“Un giorno di questi” di Ciriello e una domanda: dov’eri quando la camorra era in guerra contro gli abusivi della nera?

by Francesco Berlingieri

Marco Ciriello
Un giorno di questi
(Rubbettino – 165 pagine – 14 euro)

“Allora come adesso: Napoli era piena di canaglie, e io ero una di loro. C’erano crepe, irregolarità, e un solo grande orizzonte: Raffaele Cutolo. Erano gli anni Ottanta, e cominciavo a fare l’abusivo di nera”.

L’incipit del primo capitolo, affrontato con l’entusiasmo che si deve a certi libri fortunati, quelli accolti dal lettore con la smania feroce di ciò che deve essere fatto. E nonostante il sonno che avanza in fitte schiere, come un nemico che – più prima che poi – ti stana. Riletto al mattino, come primo pensiero. L’intero primo capitolo.

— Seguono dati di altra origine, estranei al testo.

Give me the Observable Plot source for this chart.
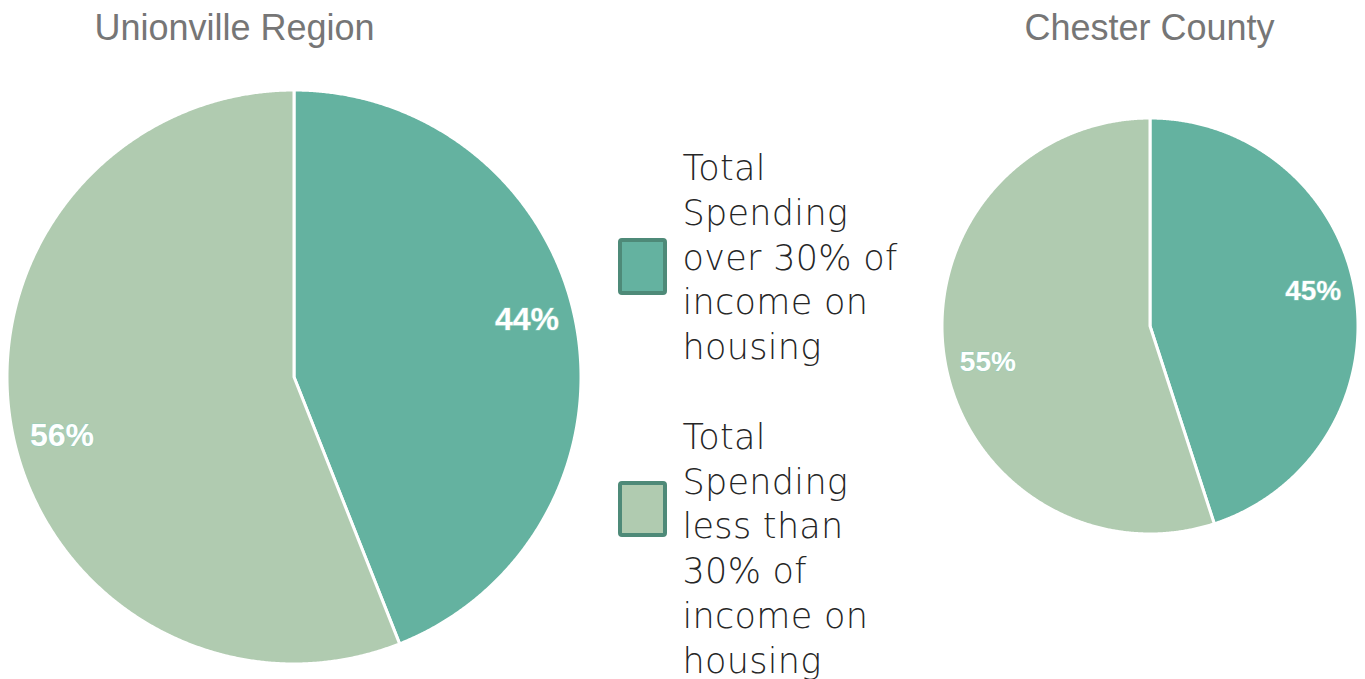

E riletto ancora, per un totale di tre volte. Fino alla familiarità. Perché c’è qualcosa di intimo nella descrizione della redazione del Giornale Piccolo e di quegli anni napoletani che non puoi non avvertirlo. E lasciarti sedurre dal susseguirsi di periodi e virgole e due punti. Qualcosa di passato e non trascorso. Qualcosa di finito ed indefinibile.

Ho conosciuto Marco Ciriello con Maradona è amico mio, pubblicato da 66thand2nd. E mi è parso da subito uno che con la costruzione della frase ci sa fare. Uno di quelli che in una frase ci mette assai più del necessario. E non si limita all’artigianato. L’ho conosciuto meglio a Foggia, in una serata di luglio, l’anno scorso. Nel tempo residuo, ci siamo lanciati messaggi virtuali, scavalcando gli Appennini meridionali. Ma, mea culpa, fino a qualche giorno fa non ero stato sfiorato dall’idea di leggere anche Un giorno di questi. Problema risolto. Convinzione confermata. Marco ci parla nelle pieghe del concetto, lo trascende, evoca.

Non è il bello stile per il gusto del bello stile. È proprio che certe cose devono giungerti su un altro piano, che non è quello esplicito del significato immediato della parola scritta. È quello dell’esperienza di vita: dov’eri quando la camorra era in guerra con sé stessa e i cronisti si intrufolavano nelle case aperte per le veglie funebri, tra mogli, madri, fratelli e affiliati? Dov’eri quando, nelle notti agitate degli abusivi e dei piccoli criminali, poteva capitarti di imbatterti in Califano sotto botta e nella sua Porsche distrutta? Dov’eri quando Maradona si faceva fotografare coi fratelli Giuliano in una vasca a forma di conchiglia? E tu non sei contemporaneo degli eventi. E non sei neppure napoletano. Ma ce l’hai, quel sentore di presenza. C’eri, ma non sai dire perché. Lo ricordi, finanche. Come ricordi il terremoto dell’Irpinia e, prima ancora dei morti sotterrati, immagini faccendieri e democristiani, camorristi e brigatisti.

Come se, in un’altra vita, tu abbia fatto in tempo a sentire l’odore di fumo rancido e sudore delle redazioni in fermento, o quello opprimente dell’inchiostro di fresca nomina. Non c’eri, ma ti pare di conoscerli tutti, quei nomi e cognomi di giornalisti d’assalto, editorialisti e pensatori. Sarà che la cultura meridionale deve tanto a Napoli e nel tributo ci possiamo inserire anche il decennio del primo scudetto e le decine di Bellavista sulle tv locali. Che il principe di Sansevero, i cartomanti, gli ingegneri del Vomero, i cantanti del festival, i babà e i parcheggiatori, fanno parte della nostra cultura come della loro (o della nostra grazie alla loro), come Eduardo, Totò o Pino Daniele. O Massimo Troisi. Fatto sta che a me sembra di ricordarlo davvero, Giancarlo Siani. Che faceva l’abusivo di nera al Mattino – il Giornale Grande – e fu sparato dieci volte alla testa il 23 settembre del 1985, all’Arenella. Non per quel che aveva scritto, ma per quel che ancora aveva da dire. Avevo otto anni. Non posso ricordarlo. Eppure, lo ricordo. Perché la cronaca – un po’ come la scrittura di Marco Ciriello – non è solo nei fatti: date, orari, circostanze. È anche e soprattutto in ciò che, apparentemente discosto e dissonante, finisce per c’entrare. E diventa testimone imprescindibile.